Persino negli scenari migliori rimarrà l’amaro in bocca, la sensazione che per quanto si possa fare, non sarà mai abbastanza. La vera felicità non esiste, a dispetto di quanto possa professare Alpha: non in una realtà dove la nostra esistenza è già prestabilita e non possiamo decidere da soli come essere felici.

Conclusioni

Le narrazioni distopiche mostrano tipicamente un conflitto fra coloro che abbracciano la fusione dell’uomo con la tecnologia e chi invece la ritiene una perdita di quell’integrità che ci differenzia in quanto esseri umani; le società utopiche rappresentate conferiscono alla popolazione una ineguagliabile felicità in cambio del loro libero arbitrio, e per questo il sistema è visto come l’antagonista contro il quale i protagonisti si ribellano. Psycho-Pass si rivela tuttavia una di quelle rare serie che non ignora l’elefante nella stanza: è conscio dei difetti del sistema ma al tempo stesso lo vede come l’unica soluzione.

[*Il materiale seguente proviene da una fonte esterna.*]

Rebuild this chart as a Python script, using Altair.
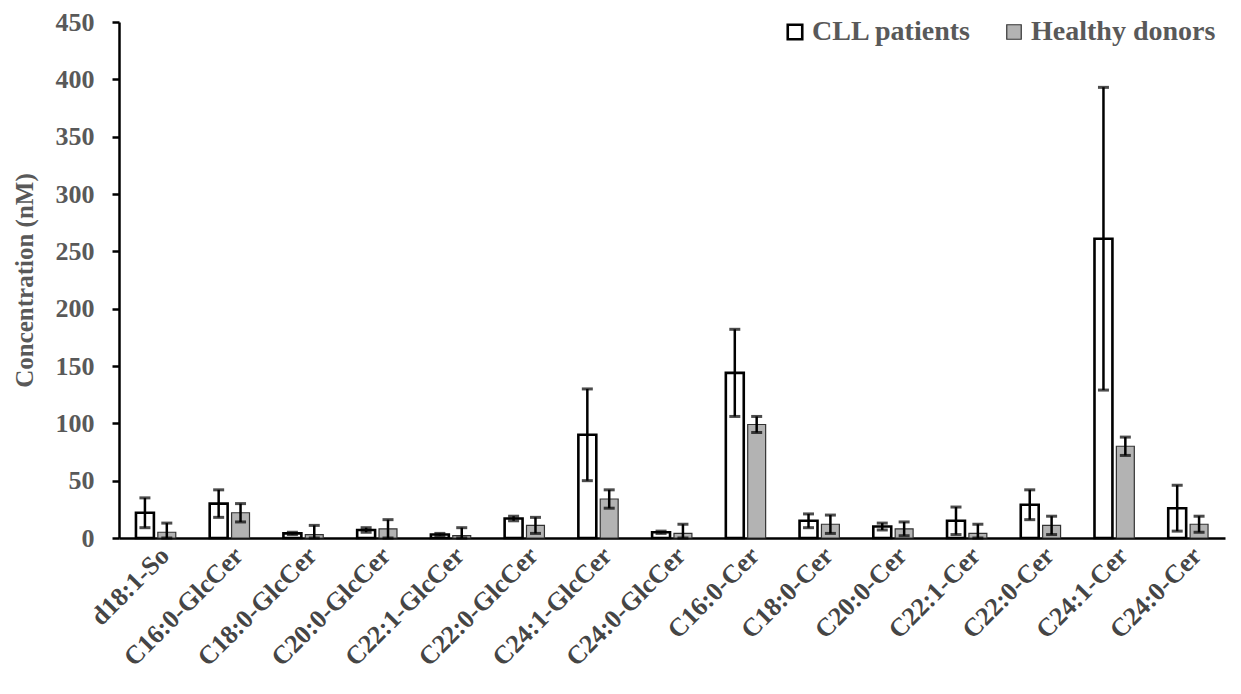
import altair as alt
import pandas as pd

categories = ["d18:1-So", "C16:0-GlcCer", "C18:0-GlcCer", "C20:0-GlcCer", "C22:1-GlcCer",
              "C22:0-GlcCer", "C24:1-GlcCer", "C24:0-GlcCer", "C16:0-Cer", "C18:0-Cer",
              "C20:0-Cer", "C22:1-Cer", "C22:0-Cer", "C24:1-Cer", "C24:0-Cer"]
groups = ["CLL patients", "Healthy donors"]
cll_mean = [22, 30, 4, 7, 3, 17, 90, 5, 144, 15, 10, 15, 29, 261, 26]
cll_sd = [13, 12, 1, 2, 1, 2, 40, 1, 38, 6, 3, 12, 13, 132, 20]
hd_mean = [5, 22, 3, 8, 2, 11, 34, 4, 99, 12, 8, 4, 11, 80, 12]
hd_sd = [8, 8, 8, 8, 7, 7, 8, 8, 7, 8, 6, 8, 8, 8, 7]

rows = []
for i, c in enumerate(categories):
    rows.append({"lipid": c, "group": groups[0], "mean": cll_mean[i], "sd": cll_sd[i]})
    rows.append({"lipid": c, "group": groups[1], "mean": hd_mean[i], "sd": hd_sd[i]})
df = pd.DataFrame(rows)

FONT = "Liberation Serif"
GRAY = "#595959"


def legend():
    return alt.Legend(title=None, orient="none", legendX=662, legendY=-4,
                      direction="horizontal", symbolType="square",
                      symbolSize=210, labelFont=FONT, labelFontSize=28,
                      labelFontWeight="bold", labelColor=GRAY, labelLimit=400,
                      columnPadding=28, labelOffset=3)


x = alt.X("lipid:N", sort=categories,
          scale=alt.Scale(paddingInner=0.46, paddingOuter=0.23),
          axis=alt.Axis(title=None, labelAngle=-45, labelFont=FONT, labelFontSize=26,
                        labelFontWeight="bold", labelColor="#454545", ticks=False,
                        labelPadding=4, domainColor="black", domainWidth=2.5))
xoff = alt.XOffset("group:N", sort=groups, scale=alt.Scale(paddingInner=0.18))

base = alt.Chart(df).transform_calculate(
    lo="max(datum.mean - datum.sd, 0)", hi="datum.mean + datum.sd")

bars = base.mark_bar().encode(
    x=x, xOffset=xoff,
    y=alt.Y("mean:Q", scale=alt.Scale(domain=[0, 450]),
            axis=alt.Axis(title="Concentration (nM)", values=list(range(0, 451, 50)),
                          grid=False, domainColor="black", domainWidth=2.5,
                          tickColor="black", tickWidth=2.5, tickSize=7,
                          labelFont=FONT, labelFontSize=26, labelFontWeight="bold",
                          labelColor=GRAY, labelPadding=18,
                          titleFont=FONT, titleFontSize=25, titleFontWeight="bold",
                          titleColor=GRAY, titlePadding=18)),
    fill=alt.Fill("group:N", sort=groups,
                  scale=alt.Scale(domain=groups, range=["white", "#b3b3b3"]),
                  legend=legend()),
    stroke=alt.Stroke("group:N", sort=groups,
                      scale=alt.Scale(domain=groups, range=["black", "#333333"]),
                      legend=legend()),
    strokeWidth=alt.StrokeWidth("group:N", sort=groups,
                                scale=alt.Scale(domain=groups, range=[2.6, 1.2]),
                                legend=legend()),
)

rules = base.mark_rule(color="black", strokeWidth=2.5).encode(
    x=x, xOffset=xoff, y="lo:Q", y2="hi:Q")
cap_hi = base.mark_tick(color="black", thickness=3, size=11).encode(
    x=x, xOffset=xoff, y="hi:Q")
cap_lo = base.mark_tick(color="black", thickness=3, size=11).encode(
    x=x, xOffset=xoff, y="lo:Q")

chart = alt.layer(bars, rules, cap_hi, cap_lo).properties(
    width=1106, height=516,
    autosize=alt.AutoSizeParams(type="none"),
    padding={"left": 119, "top": 22, "right": 16, "bottom": 156},
).configure_view(stroke=None)

chart.save("out.html", embed_options={"renderer": "svg", "actions": False})
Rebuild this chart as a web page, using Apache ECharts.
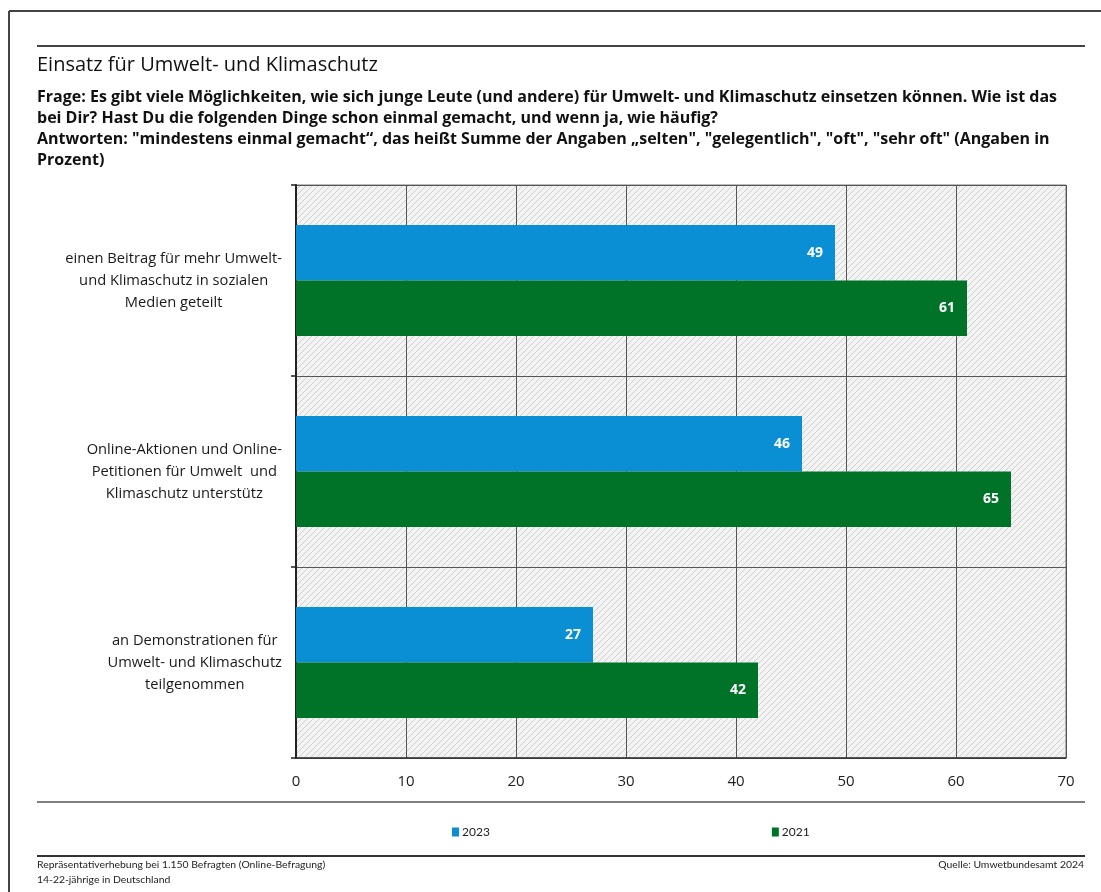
<!DOCTYPE html>
<html><head><meta charset="utf-8">
<script src="https://cdn.jsdelivr.net/npm/echarts@6/dist/echarts.min.js"></script>
<style>html,body{margin:0;padding:0;background:#fff}#c{width:1101px;height:892px}</style>
</head><body><div id="c"></div>
<script>
const categories = [
  "einen Beitrag für mehr Umwelt-\nund Klimaschutz in sozialen\nMedien geteilt",
  "Online-Aktionen und Online-\nPetitionen für Umwelt  und\nKlimaschutz unterstütz",
  "an Demonstrationen für\nUmwelt- und Klimaschutz\nteilgenommen"
];
const values2023 = [49, 46, 27];
const values2021 = [61, 65, 42];
const xTicks = { min: 0, max: 70, interval: 10 };

const FONT = 'Lato';
const FONT2 = '"Open Sans"';
// hatch pattern
const pc = document.createElement('canvas');
const s = 6; pc.width = s; pc.height = s;
const g = pc.getContext('2d');
g.fillStyle = '#f3f3f3'; g.fillRect(0, 0, s, s);
g.strokeStyle = '#cfcfcf'; g.lineWidth = 1;
g.beginPath();
g.moveTo(0, s); g.lineTo(s, 0);
g.moveTo(-1, 1); g.lineTo(1, -1);
g.moveTo(s - 1, s + 1); g.lineTo(s + 1, s - 1);
g.stroke();

const chart = echarts.init(document.getElementById('c'));
const txt = (x, y, text, style) => ({ type: 'text', left: x, top: y, style: Object.assign({ text, fill: '#111', font: '15px ' + FONT }, style || {}) });
const line = (x1, y1, x2, y2, w, c) => ({ type: 'line', shape: { x1, y1, x2, y2 }, style: { stroke: c || '#333', lineWidth: w || 1 } });
const SUB = 'bold 16px ' + FONT2;

chart.setOption({
  animation: false,
  textStyle: { fontFamily: FONT },
  grid: { left: 296, right: 35, top: 185, bottom: 134, show: true, backgroundColor: { image: pc, repeat: 'repeat' }, borderColor: '#777', borderWidth: 1 },
  legend: {
    data: ['2023', '2021'], left: 447, top: 821, itemWidth: 7, itemHeight: 9, itemGap: 282, icon: 'rect',
    textStyle: { fontSize: 12, color: '#222', fontFamily: FONT, padding: [0, 0, 0, -2] }
  },
  xAxis: {
    type: 'value', min: xTicks.min, max: xTicks.max, interval: xTicks.interval,
    axisLine: { show: true, lineStyle: { color: '#333', width: 1.5 } },
    axisTick: { show: false },
    splitLine: { show: true, lineStyle: { color: '#555', width: 1 } },
    axisLabel: { fontSize: 15, color: '#222', margin: 16, fontFamily: FONT2 }
  },
  yAxis: {
    type: 'category', data: categories, inverse: true,
    axisLine: { show: true, lineStyle: { color: '#222', width: 2 } },
    axisTick: { show: true, length: 5, lineStyle: { color: '#222', width: 1.5 } },
    splitLine: { show: true, lineStyle: { color: '#555', width: 1 } },
    axisLabel: {
      margin: 14, align: 'right',
      formatter: v => v.split('\n').map(l => '{c|' + l + '}').join('\n'),
      rich: { c: { align: 'center', fontSize: 14.7, lineHeight: 22, color: '#1a1a1a', fontFamily: FONT2 } }
    }
  },
  series: [
    { name: '2023', type: 'bar', data: values2023, barGap: '0%', barCategoryGap: '42%',
      itemStyle: { color: '#0a8fd5' },
      label: { show: true, position: 'insideRight', color: '#fff', fontWeight: 'bold', fontSize: 14, distance: 12, fontFamily: FONT2 } },
    { name: '2021', type: 'bar', data: values2021,
      itemStyle: { color: '#007329' },
      label: { show: true, position: 'insideRight', color: '#fff', fontWeight: 'bold', fontSize: 14, distance: 12, fontFamily: FONT2 } }
  ],
  graphic: [
    line(9, 11, 1101, 11, 2, '#444'),
    line(9, 11, 9, 892, 2, '#444'),
    line(37, 46, 1085, 46, 2, '#444'),
    line(37, 802, 1085, 802, 1.5, '#555'),
    line(37, 856, 1085, 856, 2, '#333'),
    txt(37, 55, 'Einsatz für Umwelt- und Klimaschutz', { font: '20px ' + FONT2 }),
    txt(37, 89, 'Frage: Es gibt viele Möglichkeiten, wie sich junge Leute (und andere) für Umwelt- und Klimaschutz einsetzen können. Wie ist das', { font: SUB }),
    txt(37, 110, 'bei Dir? Hast Du die folgenden Dinge schon einmal gemacht, und wenn ja, wie häufig?', { font: SUB }),
    txt(37, 131, 'Antworten: "mindestens einmal gemacht“, das heißt Summe der Angaben „selten", "gelegentlich", "oft", "sehr oft" (Angaben in', { font: SUB }),
    txt(37, 152, 'Prozent)', { font: SUB }),
    txt(37, 860, 'Repräsentativerhebung bei 1.150 Befragten (Online-Befragung)', { font: '10.4px ' + FONT, fill: '#222' }),
    txt(37, 875, '14-22-jährige in Deutschland', { font: '10.4px ' + FONT, fill: '#222' }),
    { type: 'text', right: 17, top: 860, style: { text: 'Quelle: Umwetbundesamt 2024', font: '10.4px ' + FONT, fill: '#222' } }
  ]
});
</script></body></html>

Poste queste premesse, Psycho-Pass: Mandatory Happiness è un vero e proprio “episodio perduto” della serie, un capitolo che a livello narrativo si inserisce senza colpo ferire all’interno della trama riportando i personaggi originali fedelmente caratterizzati e affiancando loro due figure nuove con la sensazione che invece siano sempre state parte dell’Unità 1. Ripropone quelle stesse tematiche che l’hanno reso celebre, i toni cupi e la continua messa in discussione di un totale abbandono alla tecnologia, e si rende fruibile anche dai neofiti, perché non obbliga a conoscenze pregresse per essere apprezzato.

Spicca l’onestà intellettuale verso il genere che delinea il gameplay, e di conseguenza la necessità di sottostare a canoni ben precisi e limitanti nelle meccaniche, ma si sarebbe potuto fare di più. Vista la complessità degli argomenti trattati, inoltre, una localizzazione italiana di Psycho-Pass: Mandatory Happiness sarebbe stata apprezzata per evitare di ridurre ulteriormente la nicchia di riferimento di un genere che già si rivolge a un pubblico ristretto.